◆ Exercise prompt
Transcribe all the entries word for word, skipping the pictures.

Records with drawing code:

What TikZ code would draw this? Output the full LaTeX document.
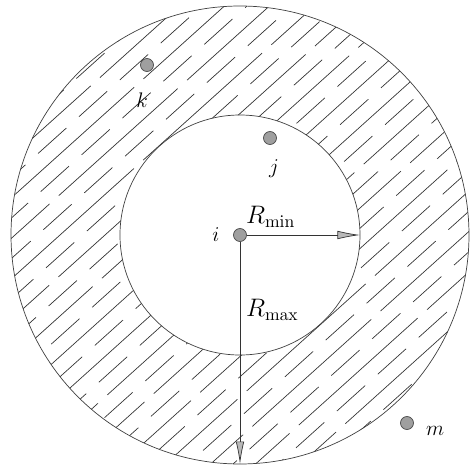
\documentclass[tikz,border=0pt]{standalone}
\usepackage{tikz}
\usetikzlibrary{arrows.meta, positioning, calc}
\tikzset{
    dot/.style={circle, fill=gray!75, draw=gray!60!black, thin, inner sep=0pt, minimum size=2.6mm},
    ring/.style={draw=black!75, thin},
    hatch/.style={black!80, thin},
    radius arrow/.style={-{Latex[length=4.5mm, width=1.7mm, fill=gray!55]}, black!80, thin},
    lbl/.style={font=\large\itshape}
}
\begin{document}
\begin{tikzpicture}
        \useasboundingbox (-4.8,-4.7) rectangle (4.66,4.7);
        % hatched ring between the two radii
        \begin{scope}[even odd rule]
            \clip (0,0) circle (4.58) (0,0) circle (2.4);
            \foreach \k in {-24,...,24} {
                \pgfmathsetmacro{\ph}{mod(abs(\k)*0.53+0.2,1.1)}
                \ifodd\k
                    \draw [hatch, dash pattern=on 0.76cm off 0.34cm, dash phase=\ph cm]
                        ($(\k*0.45,0)+(-6,-5.4)$) -- ++(12,10.8);
                \else
                    \draw [hatch, dash pattern=on 3.2cm off 0.25cm, dash phase=\ph cm]
                        ($(\k*0.45,0)+(-6,-5.4)$) -- ++(12,10.8);
                \fi
            }
        \end{scope}
        \draw [ring] (0,0) circle (4.58);
        \draw [ring] (0,0) circle (2.4);
        % points
        \node [dot] (i) at (0,0) {};
        \node [dot] (j) at (0.6,1.94) {};
        \node [dot] (k) at (-1.86,3.4) {};
        \node [dot] (m) at (3.34,-3.76) {};
        \node [lbl, left=0.15cm of i] {$i$};
        \node [lbl, below=0.18cm of j, xshift=0.08cm] {$j$};
        \node [lbl, below=0.3cm of k, xshift=-0.1cm] {$k$};
        \node [lbl, right=0.12cm of m, yshift=-0.15cm] {$m$};
        % radii
        \coordinate (rmin) at (2.4,0);
        \coordinate (rmax) at (0,-4.58);
        \draw [radius arrow] (i.east) -- (rmin);
        \draw [radius arrow] (i.south) -- (rmax);
        \node [font=\Large, anchor=south west] at (0.0,0.03) {$R_{\min}$};
        \node [font=\Large, anchor=west] at (0.0,-1.5) {$R_{\max}$};
\end{tikzpicture}
\end{document}
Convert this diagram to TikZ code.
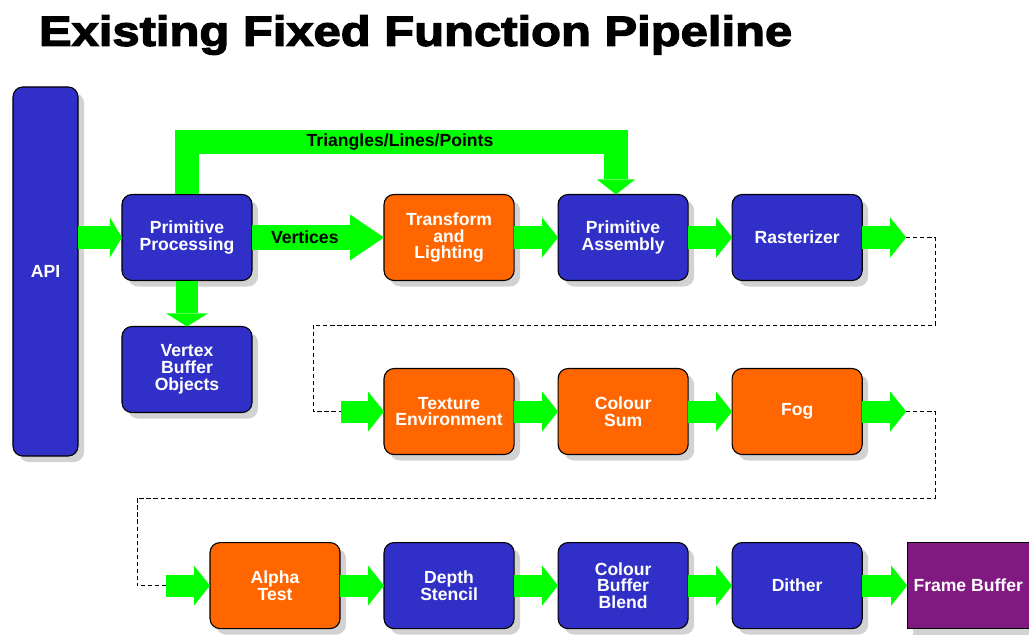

◆ Solution to the problem
What TikZ code would draw this? Output the full LaTeX document.
\documentclass[tikz,border=0pt]{standalone}
\usepackage{tikz}
\usetikzlibrary{arrows.meta, positioning, calc}
\tikzset{
    dot/.style={circle, fill=gray!75, draw=gray!60!black, thin, inner sep=0pt, minimum size=2.6mm},
    ring/.style={draw=black!75, thin},
    hatch/.style={black!80, thin},
    radius arrow/.style={-{Latex[length=4.5mm, width=1.7mm, fill=gray!55]}, black!80, thin},
    lbl/.style={font=\large\itshape}
}
\begin{document}
\begin{tikzpicture}
        \useasboundingbox (-4.8,-4.7) rectangle (4.66,4.7);
        % hatched ring between the two radii
        \begin{scope}[even odd rule]
            \clip (0,0) circle (4.58) (0,0) circle (2.4);
            \foreach \k in {-24,...,24} {
                \pgfmathsetmacro{\ph}{mod(abs(\k)*0.53+0.2,1.1)}
                \ifodd\k
                    \draw [hatch, dash pattern=on 0.76cm off 0.34cm, dash phase=\ph cm]
                        ($(\k*0.45,0)+(-6,-5.4)$) -- ++(12,10.8);
                \else
                    \draw [hatch, dash pattern=on 3.2cm off 0.25cm, dash phase=\ph cm]
                        ($(\k*0.45,0)+(-6,-5.4)$) -- ++(12,10.8);
                \fi
            }
        \end{scope}
        \draw [ring] (0,0) circle (4.58);
        \draw [ring] (0,0) circle (2.4);
        % points
        \node [dot] (i) at (0,0) {};
        \node [dot] (j) at (0.6,1.94) {};
        \node [dot] (k) at (-1.86,3.4) {};
        \node [dot] (m) at (3.34,-3.76) {};
        \node [lbl, left=0.15cm of i] {$i$};
        \node [lbl, below=0.18cm of j, xshift=0.08cm] {$j$};
        \node [lbl, below=0.3cm of k, xshift=-0.1cm] {$k$};
        \node [lbl, right=0.12cm of m, yshift=-0.15cm] {$m$};
        % radii
        \coordinate (rmin) at (2.4,0);
        \coordinate (rmax) at (0,-4.58);
        \draw [radius arrow] (i.east) -- (rmin);
        \draw [radius arrow] (i.south) -- (rmax);
        \node [font=\Large, anchor=south west] at (0.0,0.03) {$R_{\min}$};
        \node [font=\Large, anchor=west] at (0.0,-1.5) {$R_{\max}$};
\end{tikzpicture}
\end{document}
Convert this diagram to TikZ code.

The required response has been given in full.